Şimdi burada devlet – sanat ilişkisi bakımından önemli olduğunu düşündüğümüz bir boyutu vurgulamak gerekecektir: Yazıya – söze dayanan sanatlar genel olarak yazıya – söze dayanmayan sanatlara göre daha politiktir. Politik olmak demek politik mesajlar verme kabiliyetinin yüksek olması demektir. Yazı ve sözü kullanan sanatlar, akla da çok uygun olduğu gibi, sözsüz sanatlara göre daha çok politik mesaj verebilir. Şöyle bir örnek, konuyu anlamamızı kolaylaştırır; tarihte yasaklanan klasik müzik konseri sayısı, yasaklanan film, tiyatro ve rock konseri sayısından çok azdır. Son yıllarda tehdit edilen sanatçılar arasında şarkıcılar, oyuncular, klasik müzik sanatçılarından daha fazladır (Art Under Threat Report, 2016) Neden acaba? Politik olma derecesindeki kriterin söz ve / veya yazı olması çok anlaşılır bir durumdur. Şimdi bu sınıflamadan sonra, devlet eğer doğrudan sanat üretim alanına girecek ise devlet ile sanatçının iç içe geçmiş olduğu, sanatçının devleti temsil ettiği durum oluşacak ise devlet “politik olma” derecesi en düşük sanat alanında ve aynı zamanda piyasa mekanizmasına entegre olmamış sanatlarda doğrudan sanat alanına müdahale etmelidir. Türkiye’de opera, bale, modern dans, senfonik müzik, klasik Türk müziği gibi sanat alanlarında devlet doğrudan üretim faaliyetinde bulunabilir, “memur sanatçı” çalıştırma yolunu seçebilir. Bunun yanında diğer sanat dallarında, politik olma derecesi yüksek sanatlarda, sanatları desteklemesin mi? Bu durumda da devlet sanatı destekler, desteklemelidir. Bu desteğin yapılış biçimi ve desteğin hangi kamu kurumları ya da kuruluşları tarafından yapılacağı önemlidir.

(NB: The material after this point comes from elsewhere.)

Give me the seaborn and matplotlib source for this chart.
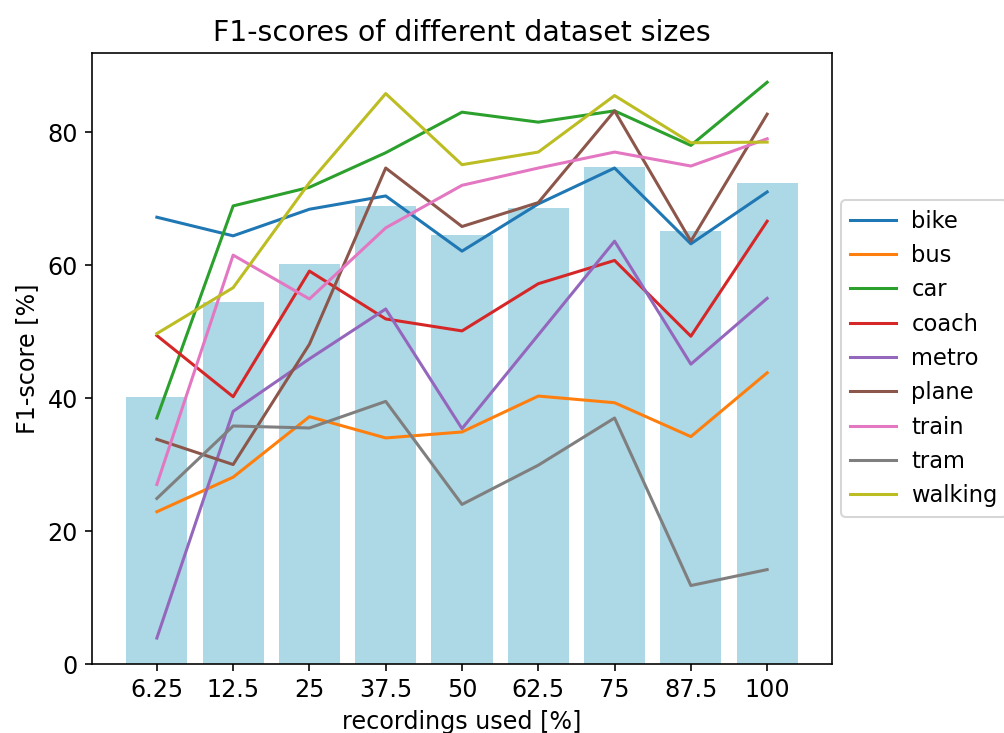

Devlet politik olma derecesi yüksek olan sanatları da destekler ama bu destek sanatın doğrudan üretiminin merkezi yönetim tarafından yapılması anlamına gelmez. “Memur sanatçı” modeli burada çok tartışmalara neden olmuştur. Başka destek türleri vardır. Ayrıca, bu destekler bu durumda merkezi yönetim tarafından değil, yerel yönetimler tarafından yapılmalıdır.

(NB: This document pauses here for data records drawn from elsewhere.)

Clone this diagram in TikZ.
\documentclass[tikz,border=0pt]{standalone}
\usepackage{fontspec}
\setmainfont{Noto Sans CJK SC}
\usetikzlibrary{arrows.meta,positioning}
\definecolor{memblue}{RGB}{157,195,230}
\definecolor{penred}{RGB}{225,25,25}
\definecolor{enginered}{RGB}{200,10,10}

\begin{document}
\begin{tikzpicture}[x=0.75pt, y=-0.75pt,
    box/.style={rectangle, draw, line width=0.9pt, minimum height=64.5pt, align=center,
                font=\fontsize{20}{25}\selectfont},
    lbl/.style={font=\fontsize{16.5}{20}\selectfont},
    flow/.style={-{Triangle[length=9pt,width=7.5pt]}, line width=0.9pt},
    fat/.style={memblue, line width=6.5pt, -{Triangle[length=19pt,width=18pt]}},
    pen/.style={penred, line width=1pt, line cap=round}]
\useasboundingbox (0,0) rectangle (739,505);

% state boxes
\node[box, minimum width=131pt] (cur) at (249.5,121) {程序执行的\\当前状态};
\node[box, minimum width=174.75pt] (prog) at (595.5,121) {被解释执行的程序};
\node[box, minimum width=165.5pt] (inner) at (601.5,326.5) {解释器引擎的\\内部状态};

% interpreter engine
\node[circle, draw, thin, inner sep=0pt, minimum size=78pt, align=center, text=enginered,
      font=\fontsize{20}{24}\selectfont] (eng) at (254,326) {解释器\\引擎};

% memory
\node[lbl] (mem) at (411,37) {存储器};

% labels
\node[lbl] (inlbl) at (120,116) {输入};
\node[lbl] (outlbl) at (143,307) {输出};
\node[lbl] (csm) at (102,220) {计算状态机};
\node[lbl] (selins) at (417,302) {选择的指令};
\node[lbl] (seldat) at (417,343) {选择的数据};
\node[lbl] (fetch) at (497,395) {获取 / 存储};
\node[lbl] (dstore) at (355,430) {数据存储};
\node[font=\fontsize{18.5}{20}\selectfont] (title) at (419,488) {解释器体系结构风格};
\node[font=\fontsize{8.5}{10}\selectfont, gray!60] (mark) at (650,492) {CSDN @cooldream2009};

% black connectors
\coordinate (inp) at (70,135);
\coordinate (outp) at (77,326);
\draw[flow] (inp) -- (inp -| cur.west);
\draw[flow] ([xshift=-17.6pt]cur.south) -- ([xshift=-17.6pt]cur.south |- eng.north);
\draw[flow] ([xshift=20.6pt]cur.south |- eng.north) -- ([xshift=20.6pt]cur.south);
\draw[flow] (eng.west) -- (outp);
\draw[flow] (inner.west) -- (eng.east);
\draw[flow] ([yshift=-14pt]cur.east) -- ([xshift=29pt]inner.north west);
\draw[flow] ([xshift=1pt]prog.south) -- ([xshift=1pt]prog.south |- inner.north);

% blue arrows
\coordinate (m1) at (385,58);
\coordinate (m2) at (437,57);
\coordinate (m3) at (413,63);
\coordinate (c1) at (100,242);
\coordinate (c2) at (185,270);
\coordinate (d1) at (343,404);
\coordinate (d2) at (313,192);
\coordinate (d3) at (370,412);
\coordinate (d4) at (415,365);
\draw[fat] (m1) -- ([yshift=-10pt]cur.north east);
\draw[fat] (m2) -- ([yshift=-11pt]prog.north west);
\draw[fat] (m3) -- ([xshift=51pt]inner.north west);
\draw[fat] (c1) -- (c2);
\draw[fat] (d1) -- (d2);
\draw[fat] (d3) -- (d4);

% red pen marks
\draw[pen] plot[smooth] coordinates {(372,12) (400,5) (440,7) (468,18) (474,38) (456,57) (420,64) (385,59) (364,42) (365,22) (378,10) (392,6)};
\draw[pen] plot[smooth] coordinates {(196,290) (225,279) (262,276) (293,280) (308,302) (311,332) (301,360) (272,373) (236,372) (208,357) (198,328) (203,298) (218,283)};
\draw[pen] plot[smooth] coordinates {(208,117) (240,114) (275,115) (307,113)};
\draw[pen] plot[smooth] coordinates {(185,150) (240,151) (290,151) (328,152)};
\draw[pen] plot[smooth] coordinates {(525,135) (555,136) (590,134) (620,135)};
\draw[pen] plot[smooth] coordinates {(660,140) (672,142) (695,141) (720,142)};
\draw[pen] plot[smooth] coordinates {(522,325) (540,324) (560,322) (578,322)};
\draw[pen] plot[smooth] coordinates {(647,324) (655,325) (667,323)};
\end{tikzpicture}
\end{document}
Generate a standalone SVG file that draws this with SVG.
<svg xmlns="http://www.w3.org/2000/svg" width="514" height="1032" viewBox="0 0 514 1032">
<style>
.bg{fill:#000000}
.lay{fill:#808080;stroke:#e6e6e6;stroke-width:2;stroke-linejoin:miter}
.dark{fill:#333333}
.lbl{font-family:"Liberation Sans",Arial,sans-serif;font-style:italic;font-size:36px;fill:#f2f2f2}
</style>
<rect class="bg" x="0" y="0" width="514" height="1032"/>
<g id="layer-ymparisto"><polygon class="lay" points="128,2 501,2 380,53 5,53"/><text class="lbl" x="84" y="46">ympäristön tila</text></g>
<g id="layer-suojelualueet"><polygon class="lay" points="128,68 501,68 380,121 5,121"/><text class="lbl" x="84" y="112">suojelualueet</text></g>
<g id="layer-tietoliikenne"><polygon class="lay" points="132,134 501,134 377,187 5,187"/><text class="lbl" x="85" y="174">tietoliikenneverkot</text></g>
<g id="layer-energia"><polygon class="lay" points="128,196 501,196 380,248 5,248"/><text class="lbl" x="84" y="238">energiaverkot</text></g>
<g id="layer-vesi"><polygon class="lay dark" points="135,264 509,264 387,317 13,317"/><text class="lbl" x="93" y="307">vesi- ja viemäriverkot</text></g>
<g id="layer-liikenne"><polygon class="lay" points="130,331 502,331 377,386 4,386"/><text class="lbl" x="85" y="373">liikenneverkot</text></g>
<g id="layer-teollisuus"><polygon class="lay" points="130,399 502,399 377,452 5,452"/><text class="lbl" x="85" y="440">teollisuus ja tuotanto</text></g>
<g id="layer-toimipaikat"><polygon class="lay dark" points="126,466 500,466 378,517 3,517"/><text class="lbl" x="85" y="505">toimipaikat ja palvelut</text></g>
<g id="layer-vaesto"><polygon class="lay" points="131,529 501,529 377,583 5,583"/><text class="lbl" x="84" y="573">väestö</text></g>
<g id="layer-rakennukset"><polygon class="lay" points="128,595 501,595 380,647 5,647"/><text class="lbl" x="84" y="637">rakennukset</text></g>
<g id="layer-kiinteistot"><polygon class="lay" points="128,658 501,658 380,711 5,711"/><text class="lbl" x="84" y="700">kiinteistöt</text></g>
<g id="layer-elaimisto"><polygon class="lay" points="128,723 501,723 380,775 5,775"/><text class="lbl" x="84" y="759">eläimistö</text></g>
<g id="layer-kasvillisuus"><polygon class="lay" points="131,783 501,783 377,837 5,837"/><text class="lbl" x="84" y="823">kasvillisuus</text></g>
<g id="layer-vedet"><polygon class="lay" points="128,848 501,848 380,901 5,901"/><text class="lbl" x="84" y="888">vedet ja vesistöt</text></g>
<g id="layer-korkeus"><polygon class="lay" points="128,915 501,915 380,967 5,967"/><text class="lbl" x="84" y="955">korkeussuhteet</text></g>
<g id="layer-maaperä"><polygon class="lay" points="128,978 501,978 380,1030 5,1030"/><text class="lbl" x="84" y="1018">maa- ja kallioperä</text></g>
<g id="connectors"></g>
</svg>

Sonuç olarak bu kısa yazıda, devletin hangi sanatı nasıl destekleyebileceğine ilişkin bir düşünme eyleminde bulunduk; konunun ayrıntısı daha uzun ve verilere dayalı yazılarda incelenebilir.

 

Kaynakça
Art Under Threat report, 2016, https://en.unesco.org/creativity/sites/creativity/files/freemuse-annual-statistics-art-under-threat-2016.pdf (Erişim tarihi:01.03.2022)

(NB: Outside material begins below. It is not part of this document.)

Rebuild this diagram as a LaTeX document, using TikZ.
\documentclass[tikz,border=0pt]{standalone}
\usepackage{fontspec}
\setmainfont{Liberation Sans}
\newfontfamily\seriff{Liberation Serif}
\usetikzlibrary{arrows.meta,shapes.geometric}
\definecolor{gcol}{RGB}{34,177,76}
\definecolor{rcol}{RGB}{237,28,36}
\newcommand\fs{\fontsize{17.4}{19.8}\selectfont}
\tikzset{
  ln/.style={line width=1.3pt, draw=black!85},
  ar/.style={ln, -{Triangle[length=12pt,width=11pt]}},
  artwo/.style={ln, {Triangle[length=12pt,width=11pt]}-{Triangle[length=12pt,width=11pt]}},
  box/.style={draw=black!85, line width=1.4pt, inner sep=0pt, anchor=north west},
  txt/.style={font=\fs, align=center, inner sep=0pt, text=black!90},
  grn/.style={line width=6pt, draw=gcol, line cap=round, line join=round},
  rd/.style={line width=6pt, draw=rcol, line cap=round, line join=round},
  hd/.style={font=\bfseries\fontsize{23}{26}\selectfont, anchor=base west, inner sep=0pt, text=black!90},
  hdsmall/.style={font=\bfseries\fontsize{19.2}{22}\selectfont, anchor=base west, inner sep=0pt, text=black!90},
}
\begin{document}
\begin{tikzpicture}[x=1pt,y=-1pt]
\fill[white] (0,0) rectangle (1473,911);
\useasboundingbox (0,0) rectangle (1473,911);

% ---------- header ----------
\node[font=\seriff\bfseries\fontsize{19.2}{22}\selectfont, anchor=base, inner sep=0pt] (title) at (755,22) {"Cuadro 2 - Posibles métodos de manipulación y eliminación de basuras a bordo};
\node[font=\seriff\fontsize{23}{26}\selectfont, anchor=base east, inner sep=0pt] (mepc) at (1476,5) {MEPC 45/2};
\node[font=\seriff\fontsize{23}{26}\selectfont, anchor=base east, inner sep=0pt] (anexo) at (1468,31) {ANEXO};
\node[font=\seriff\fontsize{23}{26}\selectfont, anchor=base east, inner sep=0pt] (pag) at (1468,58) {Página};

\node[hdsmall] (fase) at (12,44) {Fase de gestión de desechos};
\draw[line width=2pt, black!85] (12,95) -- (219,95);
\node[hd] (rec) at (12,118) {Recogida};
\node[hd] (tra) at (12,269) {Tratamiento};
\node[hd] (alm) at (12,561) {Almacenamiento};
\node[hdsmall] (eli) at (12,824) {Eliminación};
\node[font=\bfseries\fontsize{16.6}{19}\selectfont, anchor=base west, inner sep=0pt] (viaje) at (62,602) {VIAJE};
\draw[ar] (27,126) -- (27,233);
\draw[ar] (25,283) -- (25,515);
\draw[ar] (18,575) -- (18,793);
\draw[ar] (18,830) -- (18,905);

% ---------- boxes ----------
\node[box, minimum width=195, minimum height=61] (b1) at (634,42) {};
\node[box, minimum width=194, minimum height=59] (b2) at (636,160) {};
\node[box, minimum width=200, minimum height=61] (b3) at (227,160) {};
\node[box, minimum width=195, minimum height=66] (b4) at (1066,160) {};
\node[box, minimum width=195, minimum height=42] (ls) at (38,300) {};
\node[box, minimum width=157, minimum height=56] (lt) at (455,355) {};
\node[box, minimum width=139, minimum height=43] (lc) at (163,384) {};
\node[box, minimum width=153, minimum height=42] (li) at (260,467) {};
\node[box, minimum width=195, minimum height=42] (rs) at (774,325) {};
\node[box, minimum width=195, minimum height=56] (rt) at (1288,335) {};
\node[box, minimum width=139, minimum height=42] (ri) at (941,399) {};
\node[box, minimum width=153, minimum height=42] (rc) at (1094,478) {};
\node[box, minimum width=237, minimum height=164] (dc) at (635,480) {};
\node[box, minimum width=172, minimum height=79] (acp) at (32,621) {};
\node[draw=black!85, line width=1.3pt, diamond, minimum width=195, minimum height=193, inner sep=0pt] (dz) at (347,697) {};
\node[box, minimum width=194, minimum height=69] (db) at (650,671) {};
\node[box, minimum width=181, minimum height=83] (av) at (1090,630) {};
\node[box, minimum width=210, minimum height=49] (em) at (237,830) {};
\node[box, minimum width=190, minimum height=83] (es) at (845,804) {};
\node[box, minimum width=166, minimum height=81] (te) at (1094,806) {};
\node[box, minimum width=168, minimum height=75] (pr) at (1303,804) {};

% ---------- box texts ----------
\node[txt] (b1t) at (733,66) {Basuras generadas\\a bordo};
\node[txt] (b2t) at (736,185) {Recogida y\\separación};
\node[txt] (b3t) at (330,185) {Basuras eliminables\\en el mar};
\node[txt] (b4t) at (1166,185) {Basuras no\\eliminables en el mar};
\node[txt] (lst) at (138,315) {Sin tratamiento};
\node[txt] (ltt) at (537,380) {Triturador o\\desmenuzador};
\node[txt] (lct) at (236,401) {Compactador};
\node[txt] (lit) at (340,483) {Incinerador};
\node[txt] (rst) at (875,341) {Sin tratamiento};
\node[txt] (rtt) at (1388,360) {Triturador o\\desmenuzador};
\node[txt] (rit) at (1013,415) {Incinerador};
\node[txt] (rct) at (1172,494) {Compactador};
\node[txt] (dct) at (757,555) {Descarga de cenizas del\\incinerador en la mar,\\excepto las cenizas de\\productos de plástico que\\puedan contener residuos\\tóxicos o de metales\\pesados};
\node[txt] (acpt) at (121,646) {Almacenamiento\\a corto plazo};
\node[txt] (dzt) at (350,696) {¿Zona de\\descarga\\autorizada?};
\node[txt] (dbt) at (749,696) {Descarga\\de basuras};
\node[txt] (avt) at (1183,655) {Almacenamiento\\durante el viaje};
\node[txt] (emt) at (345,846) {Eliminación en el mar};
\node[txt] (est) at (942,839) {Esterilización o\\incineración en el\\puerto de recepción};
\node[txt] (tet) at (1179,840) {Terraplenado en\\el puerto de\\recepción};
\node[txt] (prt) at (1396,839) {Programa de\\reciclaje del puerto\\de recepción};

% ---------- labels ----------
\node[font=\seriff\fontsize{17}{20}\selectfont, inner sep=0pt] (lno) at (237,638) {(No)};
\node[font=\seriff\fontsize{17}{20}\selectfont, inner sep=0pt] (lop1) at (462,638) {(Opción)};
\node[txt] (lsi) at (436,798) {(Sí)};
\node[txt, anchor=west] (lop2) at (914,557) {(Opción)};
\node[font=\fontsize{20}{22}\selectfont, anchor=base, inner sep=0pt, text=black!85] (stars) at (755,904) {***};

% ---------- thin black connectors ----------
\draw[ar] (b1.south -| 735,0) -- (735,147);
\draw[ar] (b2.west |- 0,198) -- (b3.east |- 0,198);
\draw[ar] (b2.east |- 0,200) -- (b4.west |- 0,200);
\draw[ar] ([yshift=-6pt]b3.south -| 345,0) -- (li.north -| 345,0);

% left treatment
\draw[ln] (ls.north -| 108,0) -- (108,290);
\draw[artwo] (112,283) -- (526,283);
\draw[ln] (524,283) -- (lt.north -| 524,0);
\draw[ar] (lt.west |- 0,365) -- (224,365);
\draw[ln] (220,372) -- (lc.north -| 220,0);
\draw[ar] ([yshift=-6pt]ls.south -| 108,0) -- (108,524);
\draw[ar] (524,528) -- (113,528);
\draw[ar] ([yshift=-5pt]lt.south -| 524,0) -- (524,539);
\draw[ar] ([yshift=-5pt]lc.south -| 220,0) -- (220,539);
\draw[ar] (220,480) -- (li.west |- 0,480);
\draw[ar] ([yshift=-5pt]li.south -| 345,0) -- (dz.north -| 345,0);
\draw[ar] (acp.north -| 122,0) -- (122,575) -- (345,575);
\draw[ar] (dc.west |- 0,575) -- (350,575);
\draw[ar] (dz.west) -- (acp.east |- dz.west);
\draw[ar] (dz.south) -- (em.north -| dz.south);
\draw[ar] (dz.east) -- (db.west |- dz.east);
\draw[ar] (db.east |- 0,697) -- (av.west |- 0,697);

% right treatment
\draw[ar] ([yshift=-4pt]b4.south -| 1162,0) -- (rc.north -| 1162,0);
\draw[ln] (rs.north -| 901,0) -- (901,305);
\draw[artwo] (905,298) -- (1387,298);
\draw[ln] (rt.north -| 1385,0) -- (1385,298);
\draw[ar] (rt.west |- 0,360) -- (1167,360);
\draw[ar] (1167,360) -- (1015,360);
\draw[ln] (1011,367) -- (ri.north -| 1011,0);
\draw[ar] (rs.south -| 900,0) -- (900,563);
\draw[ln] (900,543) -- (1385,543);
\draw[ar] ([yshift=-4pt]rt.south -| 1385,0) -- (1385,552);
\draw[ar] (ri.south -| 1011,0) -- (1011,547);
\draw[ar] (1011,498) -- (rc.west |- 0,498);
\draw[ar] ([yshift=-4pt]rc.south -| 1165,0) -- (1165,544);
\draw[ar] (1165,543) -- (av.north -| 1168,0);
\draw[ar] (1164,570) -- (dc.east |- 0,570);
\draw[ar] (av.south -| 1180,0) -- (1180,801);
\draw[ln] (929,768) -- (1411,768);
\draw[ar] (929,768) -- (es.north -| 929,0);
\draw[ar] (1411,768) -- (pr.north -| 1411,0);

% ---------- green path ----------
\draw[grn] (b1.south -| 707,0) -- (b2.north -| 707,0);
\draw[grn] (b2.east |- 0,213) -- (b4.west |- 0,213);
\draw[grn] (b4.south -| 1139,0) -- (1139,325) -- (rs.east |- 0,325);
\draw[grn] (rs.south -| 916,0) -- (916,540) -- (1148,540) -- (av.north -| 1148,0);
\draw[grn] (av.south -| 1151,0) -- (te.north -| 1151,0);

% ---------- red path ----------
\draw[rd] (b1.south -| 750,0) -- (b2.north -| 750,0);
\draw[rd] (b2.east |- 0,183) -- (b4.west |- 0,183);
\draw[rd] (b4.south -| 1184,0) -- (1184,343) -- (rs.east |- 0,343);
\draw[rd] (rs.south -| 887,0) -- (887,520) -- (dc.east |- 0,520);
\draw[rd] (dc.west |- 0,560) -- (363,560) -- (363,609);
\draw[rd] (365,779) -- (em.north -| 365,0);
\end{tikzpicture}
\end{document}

Baumol, W.J. ve Bowen W.G. (1965) “On the Performing Arts: The Anatomy of Their Economic Problems”.  American Economic Review,  55: 495-502.
Baumol, W.J. ve Bowen W.G. (1966)  “Performing Arts-The Economic Dilemma”. The Twentieth Century Fund. New York.
Dino, A. 1987. “Sanatta sansüre paydos demek lazım”, Cumhuriyet Gazetesi röportajı 14.11.1987.
Heilbrun, J ve Gray, C.M. 2004, The Economics of Art and Culture, Second Edition, Cambridge University Press, Cambridge, UK.